IN HIS first press conference as National Security Minister, Fitzgerald Hinds acknowledged there were kinks in the armour of the national security apparatus as he called on security heads to deal with rogue elements who can undermine the hard work being done to secure this country.
Speaking from his ministry in Port of Spain on Sunday, as he was flanked by Police Commissioner Gary Griffith and Chief of Defence Staff Air Vice Marshal Darryl Daniel, Hinds also called on members of the protective services to "step up your game," just as "your leaders have," adding that more can be done.
He made the call as he referred to the challenges in tackling the influx of drugs, guns and illegal migrants. "I believe the police, the defence force and our intelligence agencies have some more capacity inside of us.
"I think we can give more, do more all down the way to the ranks because there are many who are still probably in those units not operating at full throttle.
"My call is today: men and women in national security who are sworn and paid to conduct exercises in the protection of the people who are suffering with trauma and pain, you need to step up your game. You need to do like your leaders. That is what I would like to see."
Hinds said while the front-line officers had a responsibility to carry out their duties to the best of their abilities, the leaders of the different arms of the protective services had a responsibility to root out the corrupt and rogue elements from within their ranks.
He called on both Griffith and Daniel to do their part in removing corrupt officers and warned that failure to do so could jeopardise the safety and security of the nation.
"I expect the leadership of these organisations to take action, boldly, forcefully and swiftly to deal with those Achilles heels, these soft underbellies, thee kinks in the armour that render all our investment, all your work valueless, because of their complicity."
Hinds admitted that while he is charged with directing government policy and resources to the protective services, the leaders of different national security agencies have a more demanding job in co-ordinating manpower and executing operations.
Griffith said the police service will continue to treat with rogue officers as he noted the introduction of polygraph testing to officers assigned in the southwestern peninsula. He also called on the public to use technology to report illegal activities and corrupt lawmen with the same enthusiasm as they would police-involved shootings.
"How often have we seen a photograph of a vessel and the name of the vessel but all the citizens in these areas go silent? The batteries in their phones died, apparently.
"Not one photograph have we seen of a vessel with the name, and yes, we do have rogue elements in the police...where is the photograph of the police vehicle that is accompanying and escorting these individuals when they land? Where are the names of the people who assist in aiding and abetting illegal entry?"
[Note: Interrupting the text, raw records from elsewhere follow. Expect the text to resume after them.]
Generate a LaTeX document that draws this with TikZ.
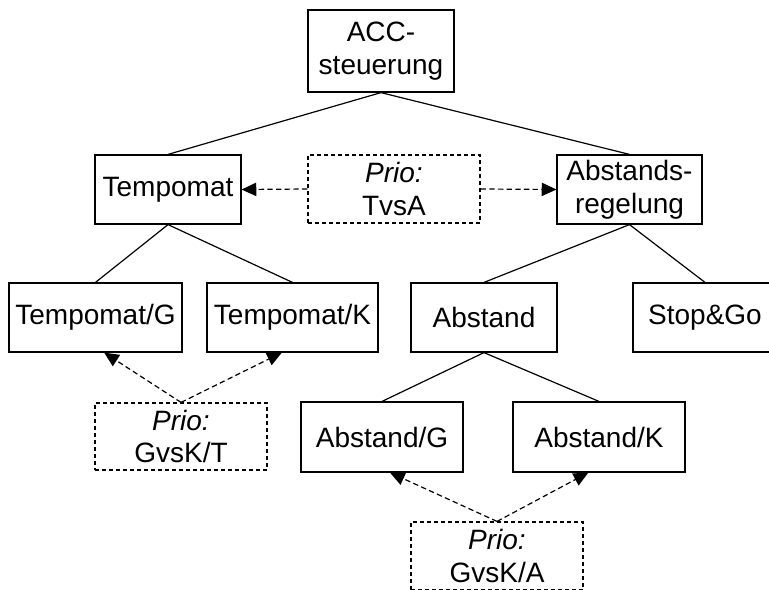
\documentclass[tikz,border=0pt]{standalone}
\usepackage{fontspec}
\setmainfont{Liberation Sans}
\usetikzlibrary{arrows.meta}
\tikzset{
  blk/.style={draw, align=center, inner sep=0pt, minimum width=#1,
    minimum height=51.75pt, font=\fontsize{21}{24.5}\selectfont},
  prio/.style={blk=#1, dash pattern=on 3pt off 2.25pt},
  prioarr/.style={dash pattern=on 4pt off 2.5pt, -{Triangle[length=11pt,width=10pt]}}
}
\begin{document}
\begin{tikzpicture}[x=0.75pt, y=-0.75pt, line width=0.9pt]
\useasboundingbox (0,0) rectangle (769,590);
\clip (0,0) rectangle (769,590);
% wurzel
\node[blk=109.5pt, minimum height=61.5pt] (acc) at (381, 51) {ACC-\\steuerung};
% ebene 1
\node[blk=109.5pt] (temp) at (168, 189.5) {Tempomat};
\node[prio=129pt, minimum height=51pt] (tvsa) at (394, 189) {\textit{Prio:}\\TvsA};
\node[blk=108.75pt] (absreg) at (629.5, 189.5) {Abstands-\\regelung};
% ebene 2
\node[blk=129.75pt] (tempg) at (95.5, 317.5) {Tempomat/G};
\node[blk=128.25pt] (tempk) at (292.5, 317.5) {Tempomat/K};
\node[blk=109.5pt] (abst) at (484, 317.5) {Abstand};
\node[blk=108pt] (stopgo) at (705, 317.5) {Stop\&Go};
% ebene 3
\node[prio=129pt, minimum height=50.25pt] (gvskt) at (181, 436.5) {\textit{Prio:}\\GvsK/T};
\node[blk=121.5pt, minimum height=52.5pt] (absg) at (382, 437) {Abstand/G};
\node[blk=129pt, minimum height=52.5pt] (absk) at (599, 437) {Abstand/K};
\node[prio=129pt, minimum height=51pt] (gvska) at (497, 556) {\textit{Prio:}\\GvsK/A};
% baum
\draw (acc.south) -- (temp.north);
\draw (acc.south) -- (absreg.north);
\draw (temp.south) -- (tempg.north);
\draw (temp.south) -- (tempk.north);
\draw (absreg.south) -- (abst.north);
\draw (absreg.south) -- (stopgo.north);
\draw (abst.south) -- (absg.north);
\draw (abst.south) -- (absk.north);
% prioritaeten
\draw[prioarr] (tvsa.west) -- (temp.east);
\draw[prioarr] (tvsa.east) -- (absreg.west);
\draw[prioarr] (gvskt.north) -- ([xshift=6.5pt]tempg.south);
\draw[prioarr] (gvskt.north) -- ([xshift=-8pt]tempk.south);
\draw[prioarr] (gvska.north) -- ([xshift=6pt]absg.south);
\draw[prioarr] (gvska.north) -- ([xshift=-8pt]absk.south);
\end{tikzpicture}
\end{document}
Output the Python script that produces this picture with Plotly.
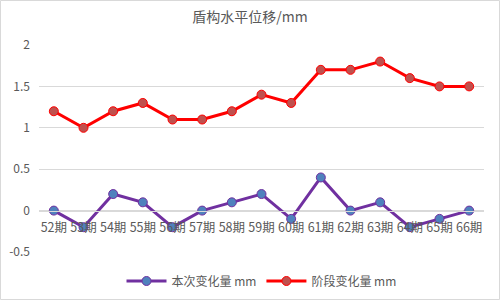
import plotly.graph_objects as go

periods = ["52期", "53期", "54期", "55期", "56期", "57期", "58期", "59期",
           "60期", "61期", "62期", "63期", "64期", "65期", "66期"]
current_change = [0, -0.2, 0.2, 0.1, -0.2, 0, 0.1, 0.2, -0.1, 0.4, 0, 0.1, -0.2, -0.1, 0]
stage_change = [1.2, 1.0, 1.2, 1.3, 1.1, 1.1, 1.2, 1.4, 1.3, 1.7, 1.7, 1.8, 1.6, 1.5, 1.5]

FONT = "Noto Sans CJK SC"
L, R, T, B = 39, 16, 45, 48
W, H = 500, 300
pw, ph = W - L - R, H - T - B

fig = go.Figure()
fig.add_trace(go.Scatter(
    x=periods, y=current_change, name="本次变化量 mm", mode="lines+markers",
    line=dict(color="#7030a0", width=3),
    marker=dict(size=9, color="#4f81bd", line=dict(color="#7030a0", width=1)),
))
fig.add_trace(go.Scatter(
    x=periods, y=stage_change, name="阶段变化量 mm", mode="lines+markers",
    line=dict(color="#ff0000", width=3),
    marker=dict(size=9, color="#c0504d", line=dict(color="#ff0000", width=1)),
))

fig.update_layout(
    width=W, height=H,
    margin=dict(l=L, r=R, t=T, b=B, autoexpand=False),
    paper_bgcolor="white", plot_bgcolor="white",
    font=dict(family=FONT, color="#595959", size=12),
    title=dict(text="盾构水平位移/mm", x=0.5, xanchor="center", y=1 - 17 / H,
               yanchor="middle", font=dict(size=14, color="#595959", family=FONT)),
    showlegend=True,
    legend=dict(orientation="h", x=0.5, xanchor="center", y=(-29) / ph, yanchor="middle",
                font=dict(size=12, color="#595959"), itemwidth=40),
    xaxis=dict(
        type="category", anchor="free", position=0.5 / 2.5, range=[-0.5, 14.5],
        showgrid=False, showline=True, linecolor="#d9d9d9", linewidth=1,
        ticks="", tickfont=dict(size=12.5, color="#595959"), ticklabelstandoff=5,
        zeroline=False, automargin=False,
    ),
    yaxis=dict(
        range=[-0.5, 2], tickvals=[-0.5, 0, 0.5, 1, 1.5, 2],
        ticktext=["-0.5", "0", "0.5", "1", "1.5", "2"],
        showgrid=True, gridcolor="#d9d9d9", gridwidth=1,
        zeroline=False, showline=False, ticks="", ticklabelstandoff=8,
        tickfont=dict(size=12, color="#595959"), automargin=False,
    ),
    shapes=[dict(
        type="rect", xref="paper", yref="paper",
        x0=(0.5 - L) / pw, x1=(W - 0.5 - L) / pw,
        y0=(T + ph - (H - 0.5)) / ph, y1=(T + ph - 0.5) / ph,
        line=dict(color="#d9d9d9", width=1), layer="below",
    )],
)

fig.write_html("out.html")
Griffith said while a sense of patriotism and justice should be the only incentives needed for citizens to report illegal transactions, he would also speak with CrimeStoppers on the possibility of a cash reward being offered for information.
He said over the last three years, 213 Venezuelans have been charged for serious crimes, while last year alone, 533 illegal immigrants were detained in the south western division and 135 for this year thus far.
Commenting on the prevalence of illegal cargo coming to TT, Daniel admitted that the different arms of the defence force face challenges and urged the public to help pass information on to the authorities.
"There is difficulty to guard our borders in 360 degrees. They (migrants) can land on any beach and hold that position. The network that is assisting them to get there will get there with vehicles to get them off (the beach.)
"We need the co-operation of citizens to speak out because somebody is facilitating this. They (migrants) are not walking the streets looking for someone to help them. When they land, somebody would have orchestrated it through phone calls."
Daniel said depending on the speed of the boat, it may take migrants as little as half an hour to reach TT from Venezuela. He said the air guard assisted in securing the borders through fixed wing aircraft and helicopters together with the radar centre.